Information shown →
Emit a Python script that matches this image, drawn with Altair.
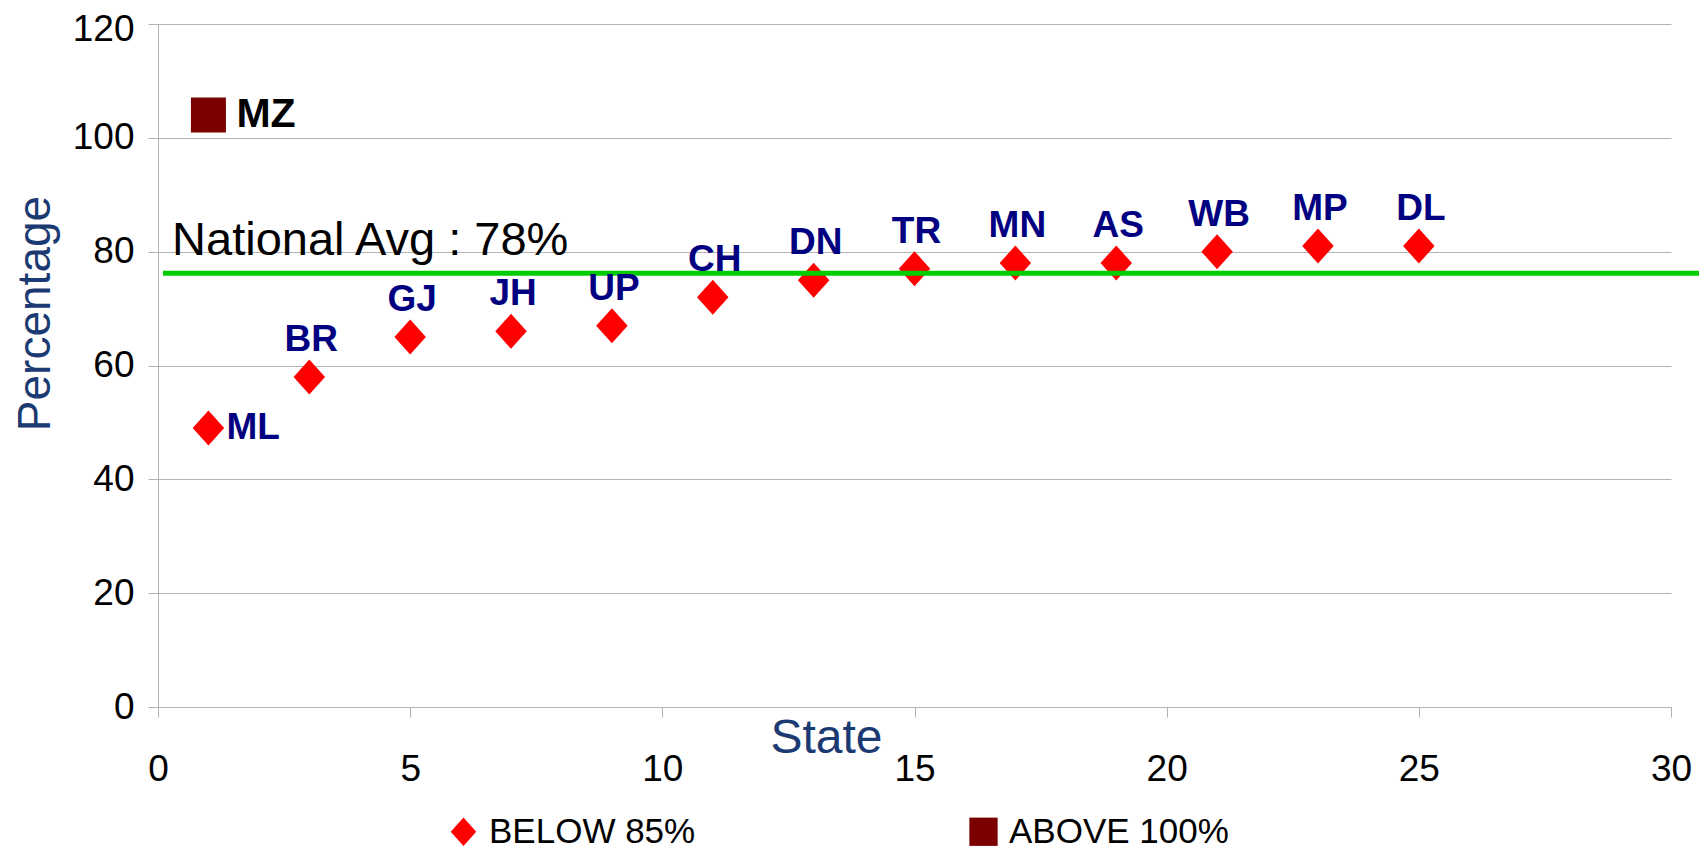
import altair as alt
import pandas as pd

# ---- data ----
states = ["ML", "BR", "GJ", "JH", "UP", "CH", "DN", "TR", "MN", "AS", "WB", "MP", "DL"]
state_x = [1, 3, 5, 7, 9, 11, 13, 15, 17, 19, 21, 23, 25]
pct = [49, 58, 65, 66, 67, 72, 75, 77, 78, 78, 80, 81, 81]

above_states = ["MZ"]
above_x = [1]
above_pct = [104]

categories = ["BELOW 85%", "ABOVE 100%"]
cat_colors = ["#ff0000", "#7b0000"]

avg_level = [76.2]
avg_span = [0.1, 31.5]
avg_text = ["National Avg : 78%"]
avg_text_x = [0.28]
avg_text_y = [79.4]

x_ticks = [0, 5, 10, 15, 20, 25, 30]
y_ticks = [0, 20, 40, 60, 80, 100, 120]

FONT = "Liberation Sans, Arial, sans-serif"
NAVY_TITLE = "#1c3a72"
LABEL_NAVY = "#000080"
GRID = "#b3b3b3"

df = pd.DataFrame({
    "state": states + above_states,
    "x": state_x + above_x,
    "y": pct + above_pct,
    "cat": [categories[0]] * len(states) + [categories[1]] * len(above_states),
})
avg_df = pd.DataFrame({"x": [avg_span[0]], "x2": [avg_span[1]], "y": avg_level})
avg_lbl_df = pd.DataFrame({"x": avg_text_x, "y": avg_text_y, "t": avg_text})

diamond = "M0,-1L0.9,0L0,1L-0.9,0Z"

legend = alt.Legend(
    title=None, orient="none", legendX=288, legendY=790, direction="horizontal",
    columnPadding=270, labelFontSize=35, labelFont=FONT, labelColor="black",
    labelLimit=600, symbolSize=800, symbolStrokeWidth=0, labelOffset=8,
)

x_enc = alt.X("x:Q", scale=alt.Scale(domain=[0, 30], nice=False),
              axis=alt.Axis(values=x_ticks, grid=False, domainColor=GRID, tickColor=GRID,
                            tickSize=10, labelFontSize=37, labelFont=FONT, labelColor="black",
                            labelPadding=34, labelFlush=False, title="State",
                            titleFontSize=48, titleFont=FONT, titleColor=NAVY_TITLE,
                            titleFontWeight="normal", titleX=668, titleY=31,
                            titleBaseline="middle", titleAlign="center"))
y_enc = alt.Y("y:Q", scale=alt.Scale(domain=[0, 120], nice=False),
              axis=alt.Axis(values=y_ticks, grid=True, gridColor=GRID, domainColor=GRID,
                            tickColor=GRID, tickSize=10, labelFontSize=37, labelFont=FONT,
                            labelColor="black", labelPadding=14,
                            labelOffset={"condition": {"test": "datum.value == 120", "value": 5}, "value": 0},
                            title="Percentage",
                            titleAngle=270, titleX=-123, titleY=289, titleFontSize=46,
                            titleFont=FONT, titleColor=NAVY_TITLE, titleFontWeight="normal",
                            titleBaseline="middle", titleAlign="center"))

points = alt.Chart(df).mark_point(filled=True, opacity=1).encode(
    x=x_enc,
    y=y_enc,
    shape=alt.Shape("cat:N", scale=alt.Scale(domain=categories, range=[diamond, "square"]), legend=legend),
    color=alt.Color("cat:N", scale=alt.Scale(domain=categories, range=cat_colors), legend=legend),
    size=alt.value(1225),
)

labels_top = alt.Chart(df).transform_filter(
    (alt.datum.cat == categories[0]) & (alt.datum.state != "ML")
).mark_text(font=FONT, fontWeight="bold", fontSize=37, color=LABEL_NAVY, dy=-37, dx=2,
            baseline="middle", align="center").encode(x="x:Q", y="y:Q", text="state:N")

labels_right = alt.Chart(df).transform_filter(
    alt.datum.state == "ML"
).mark_text(font=FONT, fontWeight="bold", fontSize=37, color=LABEL_NAVY, dx=18,
            baseline="middle", align="left").encode(x="x:Q", y="y:Q", text="state:N")

labels_above = alt.Chart(df).transform_filter(
    alt.datum.cat == categories[1]
).mark_text(font=FONT, fontWeight="bold", fontSize=41, color="black", dx=28,
            baseline="middle", align="left").encode(x="x:Q", y="y:Q", text="state:N")

rule = alt.Chart(avg_df).mark_rule(color="#00cc00", strokeWidth=5, clip=False).encode(
    x="x:Q", x2="x2:Q", y="y:Q")

avg_label = alt.Chart(avg_lbl_df).mark_text(font=FONT, fontSize=47, color="black",
                                            align="left", baseline="alphabetic").encode(
    x="x:Q", y="y:Q", text="t:N")

chart = alt.layer(points, rule, labels_top, labels_right, labels_above, avg_label).properties(
    width=1513, height=683,
    padding={"left": 150, "top": 16, "right": 28, "bottom": 147},
    autosize=alt.AutoSizeParams(type="none"),
).configure_view(strokeWidth=0)

chart.save("out.html", embed_options={"renderer": "svg", "actions": False})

Your instructions →
Repeat the material exactly as it reads, without any of its pictures.

Right answer →
Emit a Python script that matches this image, drawn with Altair.
import altair as alt
import pandas as pd

# ---- data ----
states = ["ML", "BR", "GJ", "JH", "UP", "CH", "DN", "TR", "MN", "AS", "WB", "MP", "DL"]
state_x = [1, 3, 5, 7, 9, 11, 13, 15, 17, 19, 21, 23, 25]
pct = [49, 58, 65, 66, 67, 72, 75, 77, 78, 78, 80, 81, 81]

above_states = ["MZ"]
above_x = [1]
above_pct = [104]

categories = ["BELOW 85%", "ABOVE 100%"]
cat_colors = ["#ff0000", "#7b0000"]

avg_level = [76.2]
avg_span = [0.1, 31.5]
avg_text = ["National Avg : 78%"]
avg_text_x = [0.28]
avg_text_y = [79.4]

x_ticks = [0, 5, 10, 15, 20, 25, 30]
y_ticks = [0, 20, 40, 60, 80, 100, 120]

FONT = "Liberation Sans, Arial, sans-serif"
NAVY_TITLE = "#1c3a72"
LABEL_NAVY = "#000080"
GRID = "#b3b3b3"

df = pd.DataFrame({
    "state": states + above_states,
    "x": state_x + above_x,
    "y": pct + above_pct,
    "cat": [categories[0]] * len(states) + [categories[1]] * len(above_states),
})
avg_df = pd.DataFrame({"x": [avg_span[0]], "x2": [avg_span[1]], "y": avg_level})
avg_lbl_df = pd.DataFrame({"x": avg_text_x, "y": avg_text_y, "t": avg_text})

diamond = "M0,-1L0.9,0L0,1L-0.9,0Z"

legend = alt.Legend(
    title=None, orient="none", legendX=288, legendY=790, direction="horizontal",
    columnPadding=270, labelFontSize=35, labelFont=FONT, labelColor="black",
    labelLimit=600, symbolSize=800, symbolStrokeWidth=0, labelOffset=8,
)

x_enc = alt.X("x:Q", scale=alt.Scale(domain=[0, 30], nice=False),
              axis=alt.Axis(values=x_ticks, grid=False, domainColor=GRID, tickColor=GRID,
                            tickSize=10, labelFontSize=37, labelFont=FONT, labelColor="black",
                            labelPadding=34, labelFlush=False, title="State",
                            titleFontSize=48, titleFont=FONT, titleColor=NAVY_TITLE,
                            titleFontWeight="normal", titleX=668, titleY=31,
                            titleBaseline="middle", titleAlign="center"))
y_enc = alt.Y("y:Q", scale=alt.Scale(domain=[0, 120], nice=False),
              axis=alt.Axis(values=y_ticks, grid=True, gridColor=GRID, domainColor=GRID,
                            tickColor=GRID, tickSize=10, labelFontSize=37, labelFont=FONT,
                            labelColor="black", labelPadding=14,
                            labelOffset={"condition": {"test": "datum.value == 120", "value": 5}, "value": 0},
                            title="Percentage",
                            titleAngle=270, titleX=-123, titleY=289, titleFontSize=46,
                            titleFont=FONT, titleColor=NAVY_TITLE, titleFontWeight="normal",
                            titleBaseline="middle", titleAlign="center"))

points = alt.Chart(df).mark_point(filled=True, opacity=1).encode(
    x=x_enc,
    y=y_enc,
    shape=alt.Shape("cat:N", scale=alt.Scale(domain=categories, range=[diamond, "square"]), legend=legend),
    color=alt.Color("cat:N", scale=alt.Scale(domain=categories, range=cat_colors), legend=legend),
    size=alt.value(1225),
)

labels_top = alt.Chart(df).transform_filter(
    (alt.datum.cat == categories[0]) & (alt.datum.state != "ML")
).mark_text(font=FONT, fontWeight="bold", fontSize=37, color=LABEL_NAVY, dy=-37, dx=2,
            baseline="middle", align="center").encode(x="x:Q", y="y:Q", text="state:N")

labels_right = alt.Chart(df).transform_filter(
    alt.datum.state == "ML"
).mark_text(font=FONT, fontWeight="bold", fontSize=37, color=LABEL_NAVY, dx=18,
            baseline="middle", align="left").encode(x="x:Q", y="y:Q", text="state:N")

labels_above = alt.Chart(df).transform_filter(
    alt.datum.cat == categories[1]
).mark_text(font=FONT, fontWeight="bold", fontSize=41, color="black", dx=28,
            baseline="middle", align="left").encode(x="x:Q", y="y:Q", text="state:N")

rule = alt.Chart(avg_df).mark_rule(color="#00cc00", strokeWidth=5, clip=False).encode(
    x="x:Q", x2="x2:Q", y="y:Q")

avg_label = alt.Chart(avg_lbl_df).mark_text(font=FONT, fontSize=47, color="black",
                                            align="left", baseline="alphabetic").encode(
    x="x:Q", y="y:Q", text="t:N")

chart = alt.layer(points, rule, labels_top, labels_right, labels_above, avg_label).properties(
    width=1513, height=683,
    padding={"left": 150, "top": 16, "right": 28, "bottom": 147},
    autosize=alt.AutoSizeParams(type="none"),
).configure_view(strokeWidth=0)

chart.save("out.html", embed_options={"renderer": "svg", "actions": False})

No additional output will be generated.